The Company classifies stock-based compensation expense in its statement of operations and comprehensive loss in the same way the payroll costs or service payments are classified for the related stock-based award recipient. The fair value of the Company’s stock options are estimated using the Black Scholes option-pricing model. The Company lacks company specific historical and implied volatility information. Therefore, it estimates its expected stock volatility based on the historical volatility of a publicly-traded set of peer companies and expects to continue to do so until it has adequate historical data regarding the volatility of its own traded stock price.

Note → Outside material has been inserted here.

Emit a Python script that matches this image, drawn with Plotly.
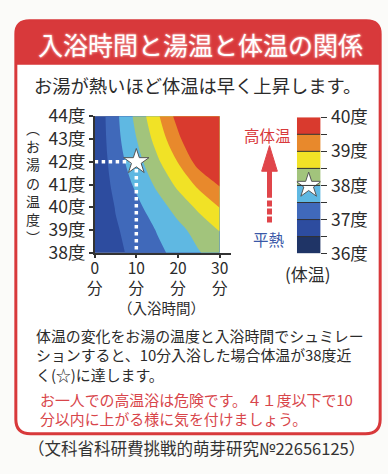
import plotly.graph_objects as go

W, H = 388, 474
FONT = "Noto Sans CJK JP"

# ---------------- data ----------------
bath_minutes = [0, 5, 10, 15, 20, 25, 30]
water_temps = [38, 39, 40, 41, 42, 43, 44]
# body temperature (deg C); rows follow water_temps, columns follow bath_minutes
body_temp_38 = [36.54, 36.90, 37.12, 37.38, 37.66, 37.97, 38.24]
body_temp_39 = [36.54, 36.95, 37.20, 37.53, 37.86, 38.19, 38.52]
body_temp_40 = [36.55, 37.02, 37.37, 37.78, 38.19, 38.60, 39.01]
body_temp_41 = [36.57, 37.14, 37.59, 38.10, 38.61, 39.12, 39.55]
body_temp_42 = [36.58, 37.25, 37.80, 38.41, 39.02, 39.70, 40.24]
body_temp_43 = [36.59, 37.33, 37.99, 38.69, 39.39, 40.09, 40.79]
body_temp_44 = [36.60, 37.37, 38.14, 38.91, 39.68, 40.45, 41.22]
body_temp = [body_temp_38, body_temp_39, body_temp_40, body_temp_41,
             body_temp_42, body_temp_43, body_temp_44]

x_ticks = [0, 10, 20, 30]
y_ticks = water_temps
scale_levels = [36.0, 36.5, 37.0, 37.5, 38.0, 38.5, 39.0, 39.5, 40.0]
scale_ticks = [36, 37, 38, 39, 40]
band_colors = ["#1f3466", "#2d4c9f", "#4069ba", "#5fb8e2",
               "#a2c47c", "#f1e226", "#e8892c", "#d93a2e"]
star_point = (10, 42)     # 10 min bath at 42 deg -> about 38 deg body temp
star_scale_value = 38

# ---------------- helpers (pixel -> paper) ----------------
def X(px):
    return px / W

def Y(py):
    return 1 - py / H

def P(px, py):
    return f"{X(px):.5f},{Y(py):.5f}"

RED = "#d8393b"
TXT = "#2b2b2b"

n = len(band_colors)
colorscale = [[i / (n - 1), c] for i, c in enumerate(band_colors)]
band_mids = [(a + b) / 2 for a, b in zip(scale_levels[:-1], scale_levels[1:])]

fig = go.Figure()

# main contour map
fig.add_trace(go.Contour(
    x=bath_minutes, y=water_temps, z=body_temp,
    colorscale=colorscale, showscale=False,
    contours=dict(start=36.5, end=39.5, size=0.5, coloring="fill", showlines=False),
    line=dict(width=0, smoothing=1.0),
    hoverinfo="skip",
    xaxis="x", yaxis="y",
))

# dotted guide lines to the star
fig.add_trace(go.Scatter(
    x=[x_ticks[0], star_point[0], star_point[0]],
    y=[star_point[1], star_point[1], y_ticks[0]],
    mode="lines", line=dict(color="white", width=3.5, dash="dot"),
    hoverinfo="skip", xaxis="x", yaxis="y",
))
fig.add_trace(go.Scatter(
    x=[star_point[0]], y=[star_point[1]], mode="markers",
    marker=dict(symbol="star", size=19, color="white", line=dict(color="#555", width=1)),
    hoverinfo="skip", xaxis="x", yaxis="y",
))

# colour scale bar
fig.add_trace(go.Heatmap(
    x=[0], y=band_mids, z=[[v] for v in band_mids],
    colorscale=colorscale, zmin=band_mids[0], zmax=band_mids[-1],
    showscale=False, hoverinfo="skip", xaxis="x2", yaxis="y2",
))
fig.add_trace(go.Scatter(
    x=[0], y=[star_scale_value], mode="markers",
    marker=dict(symbol="star", size=19, color="white", line=dict(color="#555", width=1)),
    hoverinfo="skip", xaxis="x2", yaxis="y2",
))

shapes = []
# page box
shapes.append(dict(
    type="path", xref="paper", yref="paper", layer="below",
    path=(f"M{P(8,21)} Q{P(8,7)} {P(22,7)} L{P(366,7)} Q{P(380,7)} {P(380,21)} "
          f"L{P(380,428)} Q{P(380,443)} {P(365,443)} L{P(23,443)} Q{P(8,443)} {P(8,428)} Z"),
    fillcolor="white", line=dict(color=RED, width=3),
))
# title band
shapes.append(dict(
    type="path", xref="paper", yref="paper", layer="below",
    path=f"M{P(8,53)} L{P(8,21)} Q{P(8,7)} {P(22,7)} L{P(366,7)} Q{P(380,7)} {P(380,21)} L{P(380,53)} Z",
    fillcolor=RED, line=dict(color=RED, width=1),
))
# separators in the scale bar
for lv in scale_levels[1:-1]:
    shapes.append(dict(type="line", xref="x2", yref="y2", x0=-0.5, x1=0.5, y0=lv, y1=lv,
                       line=dict(color="#333", width=1), layer="above"))
# arrow (高体温 <- 平熱)
AR = "#e0454a"
shapes.append(dict(type="path", xref="paper", yref="paper",
                   path=f"M{P(267,139)} L{P(275,166)} L{P(259,166)} Z",
                   fillcolor=AR, line=dict(color=AR, width=1)))
shapes.append(dict(type="line", xref="paper", yref="paper",
                   x0=X(267), x1=X(267), y0=Y(165), y1=Y(194), line=dict(color=AR, width=5)))
shapes.append(dict(type="line", xref="paper", yref="paper",
                   x0=X(267), x1=X(267), y0=Y(197), y1=Y(221),
                   line=dict(color=AR, width=5, dash="6px,2px")))

annotations = []
def txt(text, px, py, size, color=TXT, xanchor="center", align="center", **kw):
    annotations.append(dict(text=text, x=X(px), y=Y(py), xref="paper", yref="paper",
                            showarrow=False, xanchor=xanchor, yanchor="middle", align=align,
                            font=dict(family=FONT, size=size, color=color, **kw)))

txt("入浴時間と湯温と体温の関係", 197, 32, 25, "white",
    shadow="0px 0px 3px #f2a3a3, 0px 0px 2px #f2a3a3")
txt("お湯が熱いほど体温は早く上昇します。", 193, 75, 18.3)

# vertical y-axis title (upright characters, one per row)
ylabel = "︵お湯の温度︶"
txt("<br>".join(ylabel), 26, 178, 14)

txt("（入浴時間）", 157, 310, 14.5)

txt("高体温", 265, 128, 15.5, RED)
txt("平熱", 266, 237, 15.5, "#3a58a8")
txt("(体温)", 306, 274, 17)

txt("体温の変化をお湯の温度と入浴時間でシュミレー<br>"
    "ションすると、10分入浴した場合体温が38度近<br>"
    "く(☆)に達します。", 27, 360, 14.9, xanchor="left", align="left")
txt("お一人での高温浴は危険です。４１度以下で10<br>"
    "分以内に上がる様に気を付けましょう。", 31, 417, 14.9, "#d8454a",
    xanchor="left", align="left")
txt("（文科省科研費挑戦的萌芽研究№22656125）", 192, 458, 16.5, "#333")

tickfont = dict(family=FONT, size=17.5, color=TXT)

fig.update_layout(
    width=W, height=H, autosize=False,
    margin=dict(l=0, r=0, t=0, b=0),
    paper_bgcolor="#fbfbf9", plot_bgcolor="rgba(0,0,0,0)",
    showlegend=False,
    shapes=shapes, annotations=annotations,
    xaxis=dict(domain=[X(88.5), X(228)], range=[0, 32.8], anchor="y",
               tickvals=x_ticks, ticktext=[f"{v}<br>分" for v in x_ticks],
               ticks="outside", ticklen=4, tickcolor="#333", tickwidth=1.5,
               ticklabelstandoff=-3,
               showline=True, linecolor="#333", linewidth=1.5,
               showgrid=False, zeroline=False,
               tickfont=dict(family=FONT, size=15.5, color=TXT), fixedrange=True),
    yaxis=dict(domain=[Y(252), Y(108)], range=[38, 44], anchor="x",
               tickvals=y_ticks, ticktext=[f"{v}度" for v in y_ticks],
               ticks="outside", ticklen=4, tickcolor="#333", tickwidth=1.5,
               showline=True, linecolor="#333", linewidth=1.5,
               showgrid=False, zeroline=False, tickfont=tickfont, fixedrange=True),
    xaxis2=dict(domain=[X(295), X(319)], range=[-0.5, 0.5], anchor="y2", visible=False,
                fixedrange=True),
    yaxis2=dict(domain=[Y(253), Y(109)], range=[36, 40], anchor="x2", side="right",
                tickvals=scale_levels,
                ticktext=[f"{int(v)}度" if v in scale_ticks else "" for v in scale_levels],
                ticks="outside", ticklen=6, tickcolor="#333", tickwidth=1,
                showline=False, showgrid=False, zeroline=False, tickfont=tickfont,
                fixedrange=True),
)

fig.write_html("out.html", include_plotlyjs=True, config={"displayModeBar": False},
               post_script="document.body.style.margin='0';document.body.style.overflow='hidden';")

Research and Development Costs

Research and Development Costs


Research and development costs are expensed as incurred. These expenses include the costs of the Company’s proprietary research and development efforts, as well as costs incurred in connection with certain licensing arrangements. Before a compound receives regulatory approval, the Company records upfront and milestone payments made to third parties under licensing arrangements as expense. Upfront payments are recorded when incurred, and milestone payments are recorded when the specific milestone or progress has been achieved. Once a compound receives regulatory approval, the Company records any milestone payments in identifiable intangible assets, less accumulated amortization and, unless the asset is determined to have an indefinite life, the Company amortizes the payments on a straight-line basis over the remaining agreement term or the expected product life cycle, whichever is shorter.


Research and development expenses were $7,040 and $3,065 for the three months ended March 31, 2021 and 2020, respectively.

Recent Accounting Pronouncements Adopted

Recent Accounting Pronouncements Adopted


In December 2019, the FASB issued Accounting Standards Update No. 2019-12, Income Taxes (Topic 740): Simplifying the Accounting for Income Taxes (“ASU 2019-12”). The amendments in ASU 2019-12 remove certain exceptions to the general principles in Accounting Standards Codification Topic 740. The amendments also clarify and amend existing guidance to improve consistent application. The amendments became effective for annual reporting periods beginning after December 15, 2020. On January 1, 2021, the Company adopted ASU 2019-12. The adoption of this standard did not have a material effect on the Company’s financial position, results of operations, or cash flows.

Subsequent Events

Subsequent Events


The Company evaluated subsequent events and transactions that occurred after the balance sheet date up to the date that the financial statements were available to be issued. Other than as described in Notes 5 and 10, the Company did not identify any subsequent events that would have required adjustment or disclosure in the financial statements.